§ PROBLEM TO SOLVE: Locate the word "matplotlib" in the material, then show every line that holds it.

§ MATERIAL:
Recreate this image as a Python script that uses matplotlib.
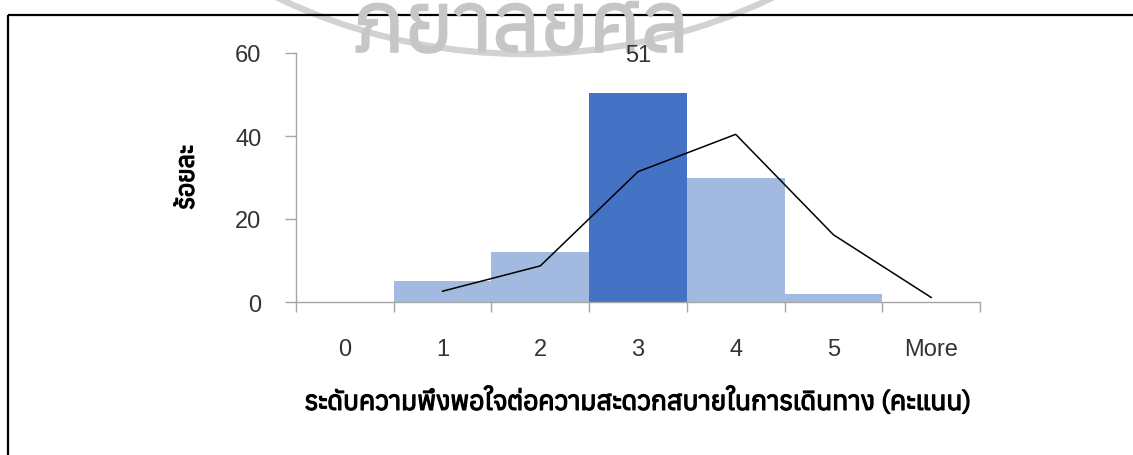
import numpy as np
import matplotlib
matplotlib.use("Agg")
import matplotlib.pyplot as plt
import matplotlib.patheffects as pe
from matplotlib import font_manager as fm
from matplotlib.ft2font import FT2Font
from matplotlib.patches import Circle

# data
categories = ["0", "1", "2", "3", "4", "5", "More"]
percent = [0, 5, 12, 50.4, 30, 2, 0]
curve = [None, 2.6, 8.7, 31.4, 40.4, 16.2, 1.1]
peak_label = "51"
y_ticks = [0, 20, 40, 60]

# look for any installed font with Thai glyphs
thai_fonts = []
for f in fm.fontManager.ttflist:
    try:
        if 0x0E01 in FT2Font(f.fname).get_charmap():
            thai_fonts.append(f.name)
    except Exception:
        pass
thai_fonts = sorted(set(thai_fonts))
thai_family = thai_fonts[:1] + ["DejaVu Sans"]
bold = [pe.withStroke(linewidth=0.9, foreground="black")]

names = {f.name for f in fm.fontManager.ttflist}
num_font = "Liberation Sans Narrow" if "Liberation Sans Narrow" in names else "Liberation Sans"

W, H = 1133, 456
fig = plt.figure(figsize=(W / 100, H / 100), dpi=100)

# background layer in pixel coords: frame + watermark
bg = fig.add_axes([0, 0, 1, 1], zorder=0)
bg.set_xlim(0, W)
bg.set_ylim(H, 0)
bg.axis("off")
bg.add_patch(Circle((525, -518), 573, fill=False, ec="#d2d2d2", lw=4.5))
bg.text(521, 53, "ภยาลัยศิล", family=thai_family, fontsize=60, color="#c6c6c6",
        ha="center", va="baseline",
        path_effects=[pe.withStroke(linewidth=1.2, foreground="#c6c6c6")])
bg.plot([7.5, W], [15.5, 15.5], color="black", lw=1.6, solid_capstyle="butt")
bg.plot([7.5, 7.5], [15.5, H], color="black", lw=1.6, solid_capstyle="butt")

x = np.arange(len(categories))
ax = fig.add_axes([296 / W, (H - 303) / H, 684 / W, 249 / H], zorder=1)
ax.patch.set_alpha(0)

colors = ["#A3BAE0"] * len(categories)
colors[int(np.argmax(percent))] = "#4472C4"
ax.bar(x, percent, width=1.0, color=colors, linewidth=0)

xs = [xi for xi, v in zip(x, curve) if v is not None]
ys = [v for v in curve if v is not None]
ax.plot(xs, ys, color="black", lw=1.1)

i = int(np.argmax(percent))
ax.annotate(peak_label, (x[i], percent[i]), xytext=(0, 19), textcoords="offset points",
            ha="center", va="bottom", fontsize=17, family=num_font, color="#333333")

ax.set_xlim(-0.5, len(categories) - 0.5)
ax.set_ylim(0, 60)
ax.set_yticks(y_ticks)
ax.set_xticks(np.arange(len(categories) + 1) - 0.5, minor=False)
ax.set_xticklabels([])
ax.set_xticks(x, minor=True)
ax.set_xticklabels(categories, minor=True)

for s in ["top", "right"]:
    ax.spines[s].set_visible(False)
for s in ["left", "bottom"]:
    ax.spines[s].set_color("#A6A6A6")
    ax.spines[s].set_linewidth(1.0)

ax.tick_params(axis="y", length=8, width=1, color="#A6A6A6", pad=17,
               labelsize=17, labelcolor="#333333")
ax.tick_params(axis="x", which="major", length=7, width=1, color="#A6A6A6")
ax.tick_params(axis="x", which="minor", length=0, pad=26,
               labelsize=17, labelcolor="#333333")
for lab in ax.get_yticklabels() + ax.get_xticklabels(minor=True):
    lab.set_family(num_font)

ax.set_xlabel("ระดับความพึงพอใจต่อความสะดวกสบายในการเดินทาง (คะแนน)",
              family=thai_family, fontsize=19, labelpad=20, path_effects=bold)
ax.set_ylabel("ร้อยละ", family=thai_family, fontsize=18, labelpad=26, path_effects=bold)

fig.savefig("out.png", dpi=100)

§ EXERCISE RESPONSE:
Recreate this image as a Python script that uses matplotlib.
import matplotlib
matplotlib.use("Agg")
import matplotlib.pyplot as plt
import matplotlib.patheffects as pe
from matplotlib import font_manager as fm
from matplotlib.ft2font import FT2Font
from matplotlib.patches import Circle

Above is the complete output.